For Federico Gambetta, the current crisis reinforces a key, albeit harsh, lesson for the entire industry: product quality is non-negotiable. In an increasingly competitive and cost-sensitive market, only wines of exceptional quality can command the prices necessary to sustain a business. However, quality alone is not sufficient. Wineries must also demonstrate agility and strategic foresight. "Right now, everything is very delicate, and one wrong step can bankrupt you," Gambetta warns, highlighting the precariousness of the situation. The path forward demands a multi-pronged approach: investing in sustainable practices, exploring niche markets for unique, high-quality offerings, enhancing direct-to-consumer sales channels, and leveraging agritourism to diversify revenue streams.

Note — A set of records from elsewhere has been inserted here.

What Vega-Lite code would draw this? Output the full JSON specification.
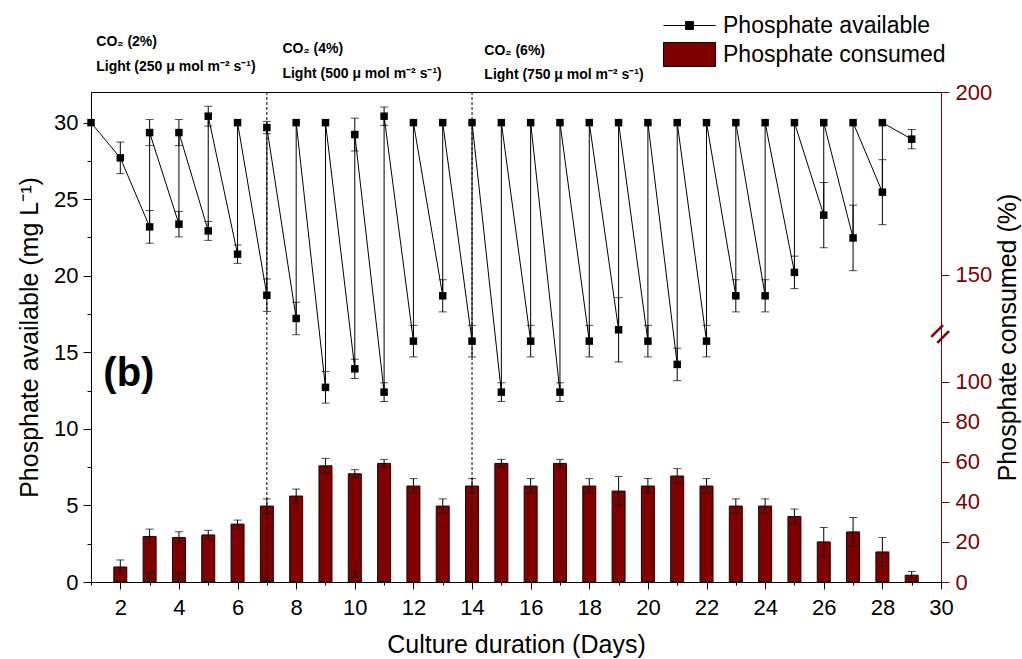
{
  "$schema": "https://vega.github.io/schema/vega-lite/v6.json",
  "width": 850,
  "height": 490,
  "autosize": "none",
  "padding": {"left": 91, "top": 92, "right": 81, "bottom": 77},
  "config": {
    "font": "Liberation Sans",
    "view": {"stroke": "black", "strokeWidth": 1},
    "axis": {
      "grid": false,
      "labelFontSize": 22,
      "titleFontSize": 25,
      "titleFontWeight": "normal",
      "labelColor": "black",
      "titleColor": "black",
      "tickColor": "black",
      "domainColor": "black",
      "labelOverlap": false,
      "labelFlush": false,
      "labelBound": false
    }
  },
  "datasets": {
    "available": [
      {"n": 1, "day": 1, "p": 30.0, "err": 0},
      {"n": 2, "day": 2, "p": 27.70, "err": 1.03},
      {"n": 3, "day": 3, "p": 23.19, "err": 1.07},
      {"n": 4, "day": 3, "p": 29.35, "err": 0.85},
      {"n": 5, "day": 4, "p": 23.37, "err": 0.83},
      {"n": 6, "day": 4, "p": 29.35, "err": 0.85},
      {"n": 7, "day": 5, "p": 22.93, "err": 0.62},
      {"n": 8, "day": 5, "p": 30.42, "err": 0.65},
      {"n": 9, "day": 6, "p": 21.41, "err": 0.60},
      {"n": 10, "day": 6, "p": 30.0, "err": 0},
      {"n": 11, "day": 7, "p": 18.73, "err": 1.06},
      {"n": 12, "day": 7, "p": 29.68, "err": 0.40},
      {"n": 13, "day": 8, "p": 17.21, "err": 1.06},
      {"n": 14, "day": 8, "p": 30.0, "err": 0},
      {"n": 15, "day": 9, "p": 12.71, "err": 1.03},
      {"n": 16, "day": 9, "p": 30.0, "err": 0},
      {"n": 17, "day": 10, "p": 13.92, "err": 0.63},
      {"n": 18, "day": 10, "p": 29.22, "err": 1.07},
      {"n": 19, "day": 11, "p": 12.40, "err": 0.61},
      {"n": 20, "day": 11, "p": 30.42, "err": 0.60},
      {"n": 21, "day": 12, "p": 15.73, "err": 1.03},
      {"n": 22, "day": 12, "p": 30.0, "err": 0},
      {"n": 23, "day": 13, "p": 18.69, "err": 1.05},
      {"n": 24, "day": 13, "p": 30.0, "err": 0},
      {"n": 25, "day": 14, "p": 15.73, "err": 1.03},
      {"n": 26, "day": 14, "p": 30.0, "err": 0},
      {"n": 27, "day": 15, "p": 12.40, "err": 0.61},
      {"n": 28, "day": 15, "p": 30.0, "err": 0},
      {"n": 29, "day": 16, "p": 15.73, "err": 1.03},
      {"n": 30, "day": 16, "p": 30.0, "err": 0},
      {"n": 31, "day": 17, "p": 12.40, "err": 0.61},
      {"n": 32, "day": 17, "p": 30.0, "err": 0},
      {"n": 33, "day": 18, "p": 15.73, "err": 1.03},
      {"n": 34, "day": 18, "p": 30.0, "err": 0},
      {"n": 35, "day": 19, "p": 16.47, "err": 2.10},
      {"n": 36, "day": 19, "p": 30.0, "err": 0},
      {"n": 37, "day": 20, "p": 15.73, "err": 1.03},
      {"n": 38, "day": 20, "p": 30.0, "err": 0},
      {"n": 39, "day": 21, "p": 14.21, "err": 1.06},
      {"n": 40, "day": 21, "p": 30.0, "err": 0},
      {"n": 41, "day": 22, "p": 15.73, "err": 1.03},
      {"n": 42, "day": 22, "p": 30.0, "err": 0},
      {"n": 43, "day": 23, "p": 18.69, "err": 1.05},
      {"n": 44, "day": 23, "p": 30.0, "err": 0},
      {"n": 45, "day": 24, "p": 18.69, "err": 1.05},
      {"n": 46, "day": 24, "p": 30.0, "err": 0},
      {"n": 47, "day": 25, "p": 20.22, "err": 1.06},
      {"n": 48, "day": 25, "p": 30.0, "err": 0},
      {"n": 49, "day": 26, "p": 23.96, "err": 2.13},
      {"n": 50, "day": 26, "p": 30.0, "err": 0},
      {"n": 51, "day": 27, "p": 22.47, "err": 2.14},
      {"n": 52, "day": 27, "p": 30.0, "err": 0},
      {"n": 53, "day": 28, "p": 25.46, "err": 2.12},
      {"n": 54, "day": 28, "p": 30.0, "err": 0},
      {"n": 55, "day": 29, "p": 28.92, "err": 0.63}
    ],
    "consumed": [
      {"day": 2, "c": 7.5, "err": 3.5, "phase": "uptake"},
      {"day": 3, "c": 22.7, "err": 3.7, "phase": "uptake"},
      {"day": 4, "c": 22.2, "err": 2.9, "phase": "uptake"},
      {"day": 5, "c": 23.5, "err": 2.3, "phase": "uptake"},
      {"day": 6, "c": 28.9, "err": 2.0, "phase": "uptake"},
      {"day": 7, "c": 37.9, "err": 3.6, "phase": "uptake"},
      {"day": 8, "c": 42.9, "err": 3.5, "phase": "uptake"},
      {"day": 9, "c": 58.0, "err": 3.7, "phase": "uptake"},
      {"day": 10, "c": 54.0, "err": 2.1, "phase": "uptake"},
      {"day": 11, "c": 59.2, "err": 2.0, "phase": "uptake"},
      {"day": 12, "c": 47.9, "err": 3.7, "phase": "uptake"},
      {"day": 13, "c": 37.9, "err": 3.6, "phase": "uptake"},
      {"day": 14, "c": 47.9, "err": 3.7, "phase": "uptake"},
      {"day": 15, "c": 59.2, "err": 2.0, "phase": "uptake"},
      {"day": 16, "c": 47.9, "err": 3.7, "phase": "uptake"},
      {"day": 17, "c": 59.2, "err": 2.0, "phase": "uptake"},
      {"day": 18, "c": 47.9, "err": 3.7, "phase": "uptake"},
      {"day": 19, "c": 45.4, "err": 7.3, "phase": "uptake"},
      {"day": 20, "c": 47.9, "err": 3.7, "phase": "uptake"},
      {"day": 21, "c": 52.9, "err": 3.7, "phase": "uptake"},
      {"day": 22, "c": 47.9, "err": 3.7, "phase": "uptake"},
      {"day": 23, "c": 37.9, "err": 3.6, "phase": "uptake"},
      {"day": 24, "c": 37.9, "err": 3.6, "phase": "uptake"},
      {"day": 25, "c": 32.7, "err": 3.7, "phase": "uptake"},
      {"day": 26, "c": 20.0, "err": 7.2, "phase": "uptake"},
      {"day": 27, "c": 25.0, "err": 7.2, "phase": "uptake"},
      {"day": 28, "c": 15.0, "err": 7.2, "phase": "uptake"},
      {"day": 29, "c": 3.4, "err": 1.9, "phase": "uptake"},
      {"day": 3, "c": 3.2, "err": 1.5, "phase": "refill"},
      {"day": 4, "c": 3.2, "err": 1.5, "phase": "refill"},
      {"day": 7, "c": 1.4, "err": 0.75, "phase": "refill"},
      {"day": 10, "c": 4.0, "err": 1.65, "phase": "refill"}
    ],
    "notes": [
      {"day": 1.18, "level": 35.25, "label": "CO₂ (2%)"},
      {"day": 1.18, "level": 33.62, "label": "Light (250 μ mol m⁻² s⁻¹)"},
      {"day": 7.53, "level": 34.79, "label": "CO₂ (4%)"},
      {"day": 7.53, "level": 33.16, "label": "Light (500 μ mol m⁻² s⁻¹)"},
      {"day": 14.42, "level": 34.66, "label": "CO₂ (6%)"},
      {"day": 14.42, "level": 33.09, "label": "Light (750 μ mol m⁻² s⁻¹)"}
    ]
  },
  "encoding": {
    "x": {
      "field": "day",
      "type": "quantitative",
      "scale": {"domain": [1, 30], "nice": false, "zero": false, "padding": 0},
      "axis": {
        "title": "Culture duration (Days)",
        "values": [1, 2, 3, 4, 5, 6, 7, 8, 9, 10, 11, 12, 13, 14, 15, 16, 17, 18, 19, 20, 21, 22, 23, 24, 25, 26, 27, 28, 29, 30],
        "labelExpr": "datum.value % 2 == 0 ? datum.label : ''",
        "tickSize": {"condition": {"test": "datum.value % 2 == 1", "value": 3}, "value": 7},
        "labelPadding": 8,
        "titlePadding": 14
      }
    }
  },
  "layer": [
    {
      "data": {"name": "consumed"},
      "layer": [
        {
          "transform": [{"filter": "datum.phase == 'uptake'"}],
          "mark": {"type": "bar", "size": 13, "stroke": "#1a0505", "strokeWidth": 1},
          "encoding": {
            "y": {
              "field": "c",
              "type": "quantitative",
              "title": "Phosphate consumed (%)",
              "stack": null,
              "scale": {"domain": [0, 123.3, 133.6, 200], "range": [490, 243, 243, 0], "nice": false, "zero": false},
              "axis": {
                "orient": "right",
                "values": [0, 10, 20, 30, 40, 50, 60, 70, 80, 90, 100, 110, 150, 175, 200],
                "labelExpr": "indexof([0, 20, 40, 60, 80, 100, 150, 200], datum.value) >= 0 ? datum.label : ''",
                "tickSize": {"condition": {"test": "indexof([0, 20, 40, 60, 80, 100, 150, 200], datum.value) < 0", "value": 4}, "value": 8},
                "domainColor": "#800000",
                "tickColor": "#800000",
                "labelColor": "#800000",
                "labelPadding": 6,
                "titleAngle": 270,
                "titleBaseline": "top",
                "titlePadding": 4
              }
            },
            "color": {
              "datum": "Phosphate consumed",
              "scale": {"domain": ["Phosphate available", "Phosphate consumed"], "range": ["black", "#800000"]},
              "legend": {
                "title": null,
                "orient": "none",
                "legendX": 572,
                "legendY": -79,
                "padding": 0,
                "labelFontSize": 23,
                "labelColor": "black",
                "labelLimit": 400,
                "symbolSize": 576,
                "symbolType": {"expr": "datum.value == 'Phosphate available' ? 'M-2.17,0H2.17M-0.33,-0.33H0.33V0.33H-0.33Z' : 'M-2.17,-1H2.17V1H-2.17Z'"},
                "symbolStrokeColor": "black",
                "symbolStrokeWidth": 1,
                "symbolOffset": 14,
                "labelOffset": 21,
                "rowPadding": 2
              }
            }
          }
        },
        {
          "mark": {"type": "errorbar", "ticks": {"size": 8}, "color": "black", "thickness": 1},
          "encoding": {
            "y": {"field": "c", "type": "quantitative", "title": "Phosphate consumed (%)", "scale": {"domain": [0, 123.3, 133.6, 200], "range": [490, 243, 243, 0], "nice": false, "zero": false}},
            "yError": {"field": "err"}
          }
        },
        {
          "data": {"values": [{"day": 30, "c": 128.5, "glyph": "="}]},
          "mark": {"type": "text", "angle": 315, "fontSize": 34, "color": "#800000", "align": "center", "baseline": "middle"},
          "encoding": {
            "y": {"field": "c", "type": "quantitative", "title": "Phosphate consumed (%)", "scale": {"domain": [0, 123.3, 133.6, 200], "range": [490, 243, 243, 0], "nice": false, "zero": false}},
            "text": {"field": "glyph"}
          }
        }
      ]
    },
    {
      "data": {"values": [{"day": 7}, {"day": 14}]},
      "mark": {"type": "rule", "color": "black", "strokeWidth": 1, "strokeDash": [3, 2]},
      "encoding": {}
    },
    {
      "layer": [
        {
          "data": {"name": "available"},
          "mark": {"type": "line", "color": "black", "strokeWidth": 1},
          "encoding": {
            "y": {
              "field": "p",
              "type": "quantitative",
              "title": "Phosphate available (mg L⁻¹)",
              "scale": {"domain": [0, 32], "nice": false, "zero": false},
              "axis": {
                "orient": "left",
                "values": [0, 2.5, 5, 7.5, 10, 12.5, 15, 17.5, 20, 22.5, 25, 27.5, 30],
                "labelExpr": "datum.value % 5 == 0 ? datum.label : ''",
                "tickSize": {"condition": {"test": "datum.value % 5 != 0", "value": 4}, "value": 8},
                "labelPadding": 5,
                "titlePadding": 11
              }
            },
            "order": {"field": "n", "type": "quantitative"}
          }
        },
        {
          "data": {"name": "available"},
          "transform": [{"filter": "datum.err > 0"}],
          "mark": {"type": "errorbar", "ticks": {"size": 8}, "color": "black", "thickness": 1},
          "encoding": {
            "y": {"field": "p", "type": "quantitative", "title": "Phosphate available (mg L⁻¹)", "scale": {"domain": [0, 32], "nice": false, "zero": false}},
            "yError": {"field": "err"}
          }
        },
        {
          "data": {"name": "available"},
          "mark": {"type": "point", "shape": "square", "filled": true, "size": 56, "color": "black", "opacity": 1},
          "encoding": {
            "y": {"field": "p", "type": "quantitative", "title": "Phosphate available (mg L⁻¹)", "scale": {"domain": [0, 32], "nice": false, "zero": false}}
          }
        },
        {
          "data": {"name": "notes"},
          "mark": {"type": "text", "align": "left", "baseline": "middle", "fontWeight": "bold", "fontSize": 14, "color": "black"},
          "encoding": {
            "y": {"field": "level", "type": "quantitative", "title": "Phosphate available (mg L⁻¹)", "scale": {"domain": [0, 32], "nice": false, "zero": false}},
            "text": {"field": "label"}
          }
        },
        {
          "data": {"values": [{"day": 1.42, "level": 13.58, "label": "(b)"}]},
          "mark": {"type": "text", "align": "left", "baseline": "middle", "fontWeight": "bold", "fontSize": 40, "color": "black"},
          "encoding": {
            "y": {"field": "level", "type": "quantitative", "title": "Phosphate available (mg L⁻¹)", "scale": {"domain": [0, 32], "nice": false, "zero": false}},
            "text": {"field": "label"}
          }
        }
      ]
    }
  ],
  "resolve": {"scale": {"y": "independent"}, "axis": {"y": "independent"}}
}
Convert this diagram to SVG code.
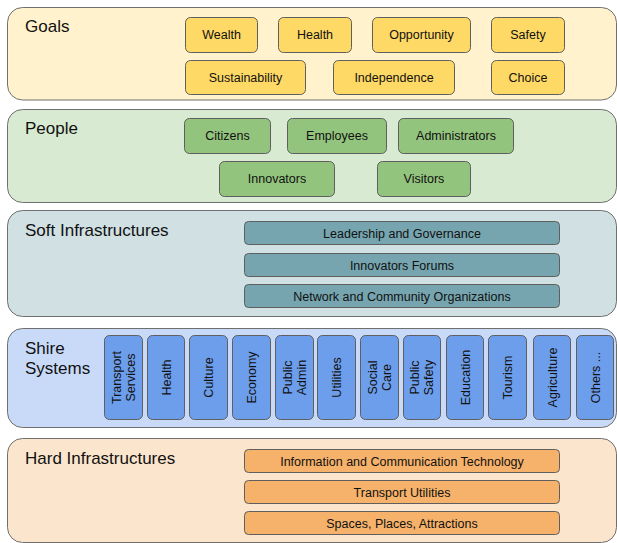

The government’s role in addressing the crisis is also paramount. Stable macroeconomic policies, efforts to curb inflation, negotiation of more favorable trade agreements, and investment in infrastructure are crucial to restoring competitiveness. The crisis is not merely an economic downturn but a threat to Argentina’s cultural heritage. Wine is deeply intertwined with the nation’s identity, history, and social fabric. Preserving this industry means safeguarding a significant piece of Argentina’s soul. While the immediate outlook remains challenging, the resilience, innovation, and deep passion of Argentine winemakers, exemplified by the enduring spirit of the Vendimia festival, offer a glimmer of hope. The future of a national icon hinges on their ability to adapt, innovate, and navigate these unprecedented economic and cultural currents.